More importantly, it skis “bigger” than some similarly sized places because it’s split across two valley sides, so you can keep your week fresh by swapping sectors. If you’re an intermediate, you can happily fill six days without feeling like you’ve done everything by day two. If you’re a beginner, the scale is a bonus because you can progress gradually and still have new terrain to “unlock.”

Yes – there are Morning/Afternoon tickets alongside day and week passes, which is perfect for arrival day, rest-day skiing, or beginner pacing.

The most common money-saving move is using half-days early in the week if you’re new or returning, then switching to full days once your stamina and confidence catch up. It’s also a nice option late in the week when legs are toast but you still want a few final runs and an early lunch in the sun.

If you’re a true beginner, don’t automatically lock into a 6- or 7-day pass. Start with a morning/afternoon or a couple of day passes while you see how your body reacts to boots, balance, and falling (because falling is part of the curriculum).

Once you’re comfortably doing longer sessions and you know you’ll actually ski most days, then the week pass makes sense. This approach usually saves money and reduces pressure – because nothing kills confidence like feeling you “must ski” just because you paid for it.

Yes – between modern uplift, two-sided terrain choice, and a proper freestyle scene, it’s snowboard-friendly. The Skilink shuttle is especially helpful because it lets you switch sides without the painful flat-traverse suffering some resorts are weirdly proud of.

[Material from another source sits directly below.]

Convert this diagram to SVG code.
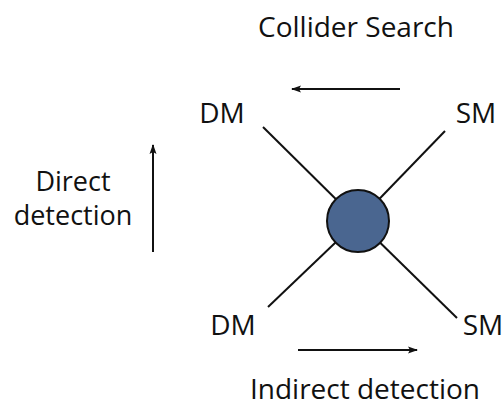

If park is your main goal, you’ll probably live on the Mottolino side. If you want more all-round cruising and big après right off the slopes, Carosello is a strong base.

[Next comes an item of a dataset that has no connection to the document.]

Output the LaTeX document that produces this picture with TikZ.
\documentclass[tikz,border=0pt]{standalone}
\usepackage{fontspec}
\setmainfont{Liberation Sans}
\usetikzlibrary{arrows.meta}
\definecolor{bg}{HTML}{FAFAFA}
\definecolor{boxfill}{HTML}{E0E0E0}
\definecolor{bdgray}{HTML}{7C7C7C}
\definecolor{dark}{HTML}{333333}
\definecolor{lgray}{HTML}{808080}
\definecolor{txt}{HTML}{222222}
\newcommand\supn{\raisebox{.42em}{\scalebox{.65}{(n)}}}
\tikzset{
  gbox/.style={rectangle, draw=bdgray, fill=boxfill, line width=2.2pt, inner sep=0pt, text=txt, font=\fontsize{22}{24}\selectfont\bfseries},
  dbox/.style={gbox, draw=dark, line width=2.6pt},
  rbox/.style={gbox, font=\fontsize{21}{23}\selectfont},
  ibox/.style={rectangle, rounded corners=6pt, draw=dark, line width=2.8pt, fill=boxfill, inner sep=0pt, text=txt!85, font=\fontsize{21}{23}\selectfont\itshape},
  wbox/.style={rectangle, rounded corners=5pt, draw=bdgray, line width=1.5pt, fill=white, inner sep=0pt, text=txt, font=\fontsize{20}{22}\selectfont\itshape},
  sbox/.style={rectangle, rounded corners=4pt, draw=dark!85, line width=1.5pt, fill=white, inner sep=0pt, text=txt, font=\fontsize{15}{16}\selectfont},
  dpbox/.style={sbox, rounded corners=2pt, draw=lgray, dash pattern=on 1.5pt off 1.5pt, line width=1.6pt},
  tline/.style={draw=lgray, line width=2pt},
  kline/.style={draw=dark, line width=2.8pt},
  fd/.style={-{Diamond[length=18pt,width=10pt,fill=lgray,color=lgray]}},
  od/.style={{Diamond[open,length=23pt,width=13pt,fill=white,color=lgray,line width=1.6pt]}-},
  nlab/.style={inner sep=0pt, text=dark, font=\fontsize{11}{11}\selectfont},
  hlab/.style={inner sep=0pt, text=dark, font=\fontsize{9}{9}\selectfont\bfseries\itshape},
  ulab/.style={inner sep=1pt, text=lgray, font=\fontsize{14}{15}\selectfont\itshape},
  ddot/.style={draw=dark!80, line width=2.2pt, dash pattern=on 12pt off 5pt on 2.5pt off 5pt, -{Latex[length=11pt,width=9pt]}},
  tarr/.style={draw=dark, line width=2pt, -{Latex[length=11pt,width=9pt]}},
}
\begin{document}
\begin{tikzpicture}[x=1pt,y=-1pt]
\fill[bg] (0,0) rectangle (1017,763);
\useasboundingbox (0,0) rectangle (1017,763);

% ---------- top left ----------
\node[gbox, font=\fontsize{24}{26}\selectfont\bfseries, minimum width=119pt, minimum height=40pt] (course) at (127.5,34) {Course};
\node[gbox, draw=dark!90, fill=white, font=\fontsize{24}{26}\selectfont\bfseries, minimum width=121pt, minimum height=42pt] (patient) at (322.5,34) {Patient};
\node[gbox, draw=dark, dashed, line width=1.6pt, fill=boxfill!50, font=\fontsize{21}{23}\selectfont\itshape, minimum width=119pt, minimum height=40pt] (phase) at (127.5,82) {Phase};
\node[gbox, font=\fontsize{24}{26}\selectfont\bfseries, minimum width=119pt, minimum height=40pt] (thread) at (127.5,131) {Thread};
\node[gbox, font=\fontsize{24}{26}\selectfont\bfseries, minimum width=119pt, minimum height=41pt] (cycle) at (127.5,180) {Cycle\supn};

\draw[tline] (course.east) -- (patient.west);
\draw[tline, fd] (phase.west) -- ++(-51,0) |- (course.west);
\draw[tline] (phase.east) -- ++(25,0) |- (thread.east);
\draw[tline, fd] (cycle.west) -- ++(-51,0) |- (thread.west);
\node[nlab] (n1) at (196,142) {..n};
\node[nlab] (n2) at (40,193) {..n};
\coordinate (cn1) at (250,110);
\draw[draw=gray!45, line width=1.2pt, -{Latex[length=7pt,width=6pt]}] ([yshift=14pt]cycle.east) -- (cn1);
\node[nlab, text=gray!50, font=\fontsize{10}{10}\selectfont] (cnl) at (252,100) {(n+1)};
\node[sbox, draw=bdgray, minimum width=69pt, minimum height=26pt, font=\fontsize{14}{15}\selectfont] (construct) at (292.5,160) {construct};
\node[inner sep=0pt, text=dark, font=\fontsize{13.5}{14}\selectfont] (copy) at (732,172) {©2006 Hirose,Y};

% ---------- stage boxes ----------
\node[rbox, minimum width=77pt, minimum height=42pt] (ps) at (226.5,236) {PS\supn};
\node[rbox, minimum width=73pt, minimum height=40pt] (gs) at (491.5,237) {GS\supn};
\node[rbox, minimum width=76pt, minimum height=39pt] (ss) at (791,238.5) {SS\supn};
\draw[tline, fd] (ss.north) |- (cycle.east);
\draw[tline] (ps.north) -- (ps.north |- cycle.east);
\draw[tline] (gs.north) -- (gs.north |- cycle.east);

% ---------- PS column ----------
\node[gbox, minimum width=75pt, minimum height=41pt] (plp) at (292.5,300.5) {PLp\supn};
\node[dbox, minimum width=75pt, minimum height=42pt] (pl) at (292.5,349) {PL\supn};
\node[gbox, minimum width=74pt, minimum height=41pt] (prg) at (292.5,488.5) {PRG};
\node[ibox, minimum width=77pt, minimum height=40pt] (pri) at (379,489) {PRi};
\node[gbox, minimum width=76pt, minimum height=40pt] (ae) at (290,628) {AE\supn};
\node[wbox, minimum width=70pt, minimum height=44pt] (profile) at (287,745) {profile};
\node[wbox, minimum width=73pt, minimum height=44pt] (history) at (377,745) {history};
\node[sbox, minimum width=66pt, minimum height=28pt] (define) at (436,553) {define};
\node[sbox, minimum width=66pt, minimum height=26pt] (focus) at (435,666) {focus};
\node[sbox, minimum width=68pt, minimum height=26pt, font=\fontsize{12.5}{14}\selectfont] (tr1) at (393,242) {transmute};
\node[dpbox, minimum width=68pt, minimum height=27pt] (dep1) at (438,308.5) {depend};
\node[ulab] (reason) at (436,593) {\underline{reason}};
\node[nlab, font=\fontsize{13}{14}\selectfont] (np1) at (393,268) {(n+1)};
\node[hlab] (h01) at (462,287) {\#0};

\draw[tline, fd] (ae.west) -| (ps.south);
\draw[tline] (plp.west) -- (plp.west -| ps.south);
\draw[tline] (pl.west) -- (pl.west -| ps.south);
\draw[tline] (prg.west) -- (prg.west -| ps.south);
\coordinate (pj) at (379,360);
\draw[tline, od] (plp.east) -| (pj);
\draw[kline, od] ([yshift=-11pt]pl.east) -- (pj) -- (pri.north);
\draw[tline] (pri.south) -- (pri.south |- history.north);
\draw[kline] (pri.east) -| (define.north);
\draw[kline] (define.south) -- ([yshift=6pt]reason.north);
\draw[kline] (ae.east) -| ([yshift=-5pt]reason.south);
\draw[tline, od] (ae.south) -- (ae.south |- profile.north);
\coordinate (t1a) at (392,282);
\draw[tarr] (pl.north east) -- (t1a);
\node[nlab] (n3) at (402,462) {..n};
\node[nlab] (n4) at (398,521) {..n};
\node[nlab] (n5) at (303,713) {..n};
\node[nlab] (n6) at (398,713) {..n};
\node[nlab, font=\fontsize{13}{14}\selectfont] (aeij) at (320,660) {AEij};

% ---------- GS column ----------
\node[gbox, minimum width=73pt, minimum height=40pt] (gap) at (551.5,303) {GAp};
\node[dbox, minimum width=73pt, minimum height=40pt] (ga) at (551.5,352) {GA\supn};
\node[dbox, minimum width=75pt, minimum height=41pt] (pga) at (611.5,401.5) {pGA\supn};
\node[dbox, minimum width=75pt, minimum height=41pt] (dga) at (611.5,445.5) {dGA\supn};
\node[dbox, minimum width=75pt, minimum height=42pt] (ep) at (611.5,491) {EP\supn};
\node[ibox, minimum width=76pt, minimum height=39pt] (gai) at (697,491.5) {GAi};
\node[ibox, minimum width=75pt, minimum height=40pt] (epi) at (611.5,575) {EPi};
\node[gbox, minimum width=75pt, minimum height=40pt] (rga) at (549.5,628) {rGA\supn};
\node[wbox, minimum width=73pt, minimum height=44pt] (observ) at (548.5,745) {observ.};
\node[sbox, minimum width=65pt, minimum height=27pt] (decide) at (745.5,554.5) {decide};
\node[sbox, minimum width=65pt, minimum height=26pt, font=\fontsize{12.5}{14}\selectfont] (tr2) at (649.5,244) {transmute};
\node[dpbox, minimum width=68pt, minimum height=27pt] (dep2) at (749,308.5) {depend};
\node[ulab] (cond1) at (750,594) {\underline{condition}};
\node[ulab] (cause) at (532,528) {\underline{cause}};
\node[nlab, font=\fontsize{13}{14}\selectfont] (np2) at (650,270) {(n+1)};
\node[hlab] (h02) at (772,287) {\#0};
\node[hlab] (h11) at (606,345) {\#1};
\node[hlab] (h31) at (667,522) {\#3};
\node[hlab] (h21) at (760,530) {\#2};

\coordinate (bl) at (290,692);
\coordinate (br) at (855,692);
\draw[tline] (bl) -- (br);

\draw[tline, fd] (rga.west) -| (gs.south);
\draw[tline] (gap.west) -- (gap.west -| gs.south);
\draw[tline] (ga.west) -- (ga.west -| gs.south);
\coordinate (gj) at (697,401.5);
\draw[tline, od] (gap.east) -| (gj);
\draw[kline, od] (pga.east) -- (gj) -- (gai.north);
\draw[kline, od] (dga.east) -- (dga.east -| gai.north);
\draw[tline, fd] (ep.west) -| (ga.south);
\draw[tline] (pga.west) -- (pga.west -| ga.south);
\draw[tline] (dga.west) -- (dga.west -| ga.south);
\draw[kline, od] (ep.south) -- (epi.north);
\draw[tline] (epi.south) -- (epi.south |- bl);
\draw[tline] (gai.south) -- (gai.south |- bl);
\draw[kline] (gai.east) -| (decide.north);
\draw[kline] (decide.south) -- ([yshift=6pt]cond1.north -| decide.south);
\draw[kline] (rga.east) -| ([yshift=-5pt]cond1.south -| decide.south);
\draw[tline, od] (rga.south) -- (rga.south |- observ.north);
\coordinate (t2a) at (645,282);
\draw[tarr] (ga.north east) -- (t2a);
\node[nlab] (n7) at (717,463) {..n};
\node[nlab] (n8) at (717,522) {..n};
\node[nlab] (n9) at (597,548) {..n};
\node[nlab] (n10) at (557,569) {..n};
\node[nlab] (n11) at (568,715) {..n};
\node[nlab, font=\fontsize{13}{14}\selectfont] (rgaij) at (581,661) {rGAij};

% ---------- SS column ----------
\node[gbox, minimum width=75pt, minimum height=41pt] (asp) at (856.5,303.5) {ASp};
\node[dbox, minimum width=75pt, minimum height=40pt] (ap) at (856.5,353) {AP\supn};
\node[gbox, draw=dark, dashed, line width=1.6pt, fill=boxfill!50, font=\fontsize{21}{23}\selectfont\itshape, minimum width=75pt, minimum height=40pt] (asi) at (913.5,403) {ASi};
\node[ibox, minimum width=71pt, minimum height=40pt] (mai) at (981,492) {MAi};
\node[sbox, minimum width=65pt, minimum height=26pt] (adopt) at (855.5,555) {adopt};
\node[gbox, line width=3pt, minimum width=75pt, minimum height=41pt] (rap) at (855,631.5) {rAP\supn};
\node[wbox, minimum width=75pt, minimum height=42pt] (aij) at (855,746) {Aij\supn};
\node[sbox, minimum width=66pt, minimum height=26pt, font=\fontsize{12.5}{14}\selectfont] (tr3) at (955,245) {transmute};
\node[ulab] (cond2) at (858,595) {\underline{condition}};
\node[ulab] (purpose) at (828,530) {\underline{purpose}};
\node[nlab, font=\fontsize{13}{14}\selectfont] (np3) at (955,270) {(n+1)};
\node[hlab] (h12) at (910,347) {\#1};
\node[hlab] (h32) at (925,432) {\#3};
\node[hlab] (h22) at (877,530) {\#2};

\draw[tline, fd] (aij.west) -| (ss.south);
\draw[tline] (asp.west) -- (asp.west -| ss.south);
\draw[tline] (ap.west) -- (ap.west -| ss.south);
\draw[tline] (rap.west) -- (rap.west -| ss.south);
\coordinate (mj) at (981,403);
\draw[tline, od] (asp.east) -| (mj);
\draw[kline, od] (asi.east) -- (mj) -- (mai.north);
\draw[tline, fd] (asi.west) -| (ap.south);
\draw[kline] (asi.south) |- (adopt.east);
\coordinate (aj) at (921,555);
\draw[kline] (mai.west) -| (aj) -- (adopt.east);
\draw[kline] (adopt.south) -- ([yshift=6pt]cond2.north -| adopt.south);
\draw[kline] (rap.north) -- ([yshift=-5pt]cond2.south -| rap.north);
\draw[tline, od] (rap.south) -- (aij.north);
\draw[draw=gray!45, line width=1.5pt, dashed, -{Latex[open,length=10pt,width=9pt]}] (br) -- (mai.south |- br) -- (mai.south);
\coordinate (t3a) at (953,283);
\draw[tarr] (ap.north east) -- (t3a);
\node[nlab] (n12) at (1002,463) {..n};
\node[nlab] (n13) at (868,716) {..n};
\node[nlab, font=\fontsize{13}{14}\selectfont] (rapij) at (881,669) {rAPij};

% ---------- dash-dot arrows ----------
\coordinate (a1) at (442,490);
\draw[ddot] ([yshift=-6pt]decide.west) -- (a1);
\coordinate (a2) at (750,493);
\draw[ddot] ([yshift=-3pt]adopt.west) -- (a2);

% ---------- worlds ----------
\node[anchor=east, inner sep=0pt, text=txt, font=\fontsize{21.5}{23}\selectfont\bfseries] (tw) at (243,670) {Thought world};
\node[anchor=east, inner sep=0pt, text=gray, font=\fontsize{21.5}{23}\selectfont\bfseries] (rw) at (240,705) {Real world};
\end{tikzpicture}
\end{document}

Very good. Mottolino Snowpark is heavily promoted as top-tier in Europe, with a long (800m) park line and lots of structures, which usually translates into better progression and more variety for different levels.

Even if you’re not a park rider, that freestyle culture tends to improve the overall resort vibe: more playful skiing, better coaching options, and a bit less of the “no fun allowed” atmosphere you sometimes get elsewhere.

Third-party liability insurance is legally required for skiing in Italy, so you should treat this as a serious “check your policy wording” moment.

The good news: lots of UK travel insurance can include this under winter sports cover, but you must confirm it actually covers piste skiing/snowboarding and liability. If you’re unsure, buying the ski-pass add-on insurance can be a simpler solution – just compare what it covers versus your existing policy so you’re not double-paying.

If you want iconic slope-side après, Stalet is the headline, right at the foot of Carosello 3000 with a big “party continues” reputation.

For late-night, Bivio Club is a classic, and Miky’s Disco Club is an institution (slide entrance included, because Livigno is committed to fun).

For a more casual post-ski drink with food, David’s Après Ski by Cassana is a great “warm and easy” option, and Birrificio 1816 is your beer-and-dinner crossover move.

If you’re travelling in peak periods (Christmas/New Year, February holidays), book as early as you realistically can – transfers and lesson slots are the first things that get awkward when demand spikes.

For lessons, early booking also helps you match meeting points to where you’re staying, which makes the whole week calmer. The best ski holiday is the one where your mornings don’t start with sprinting.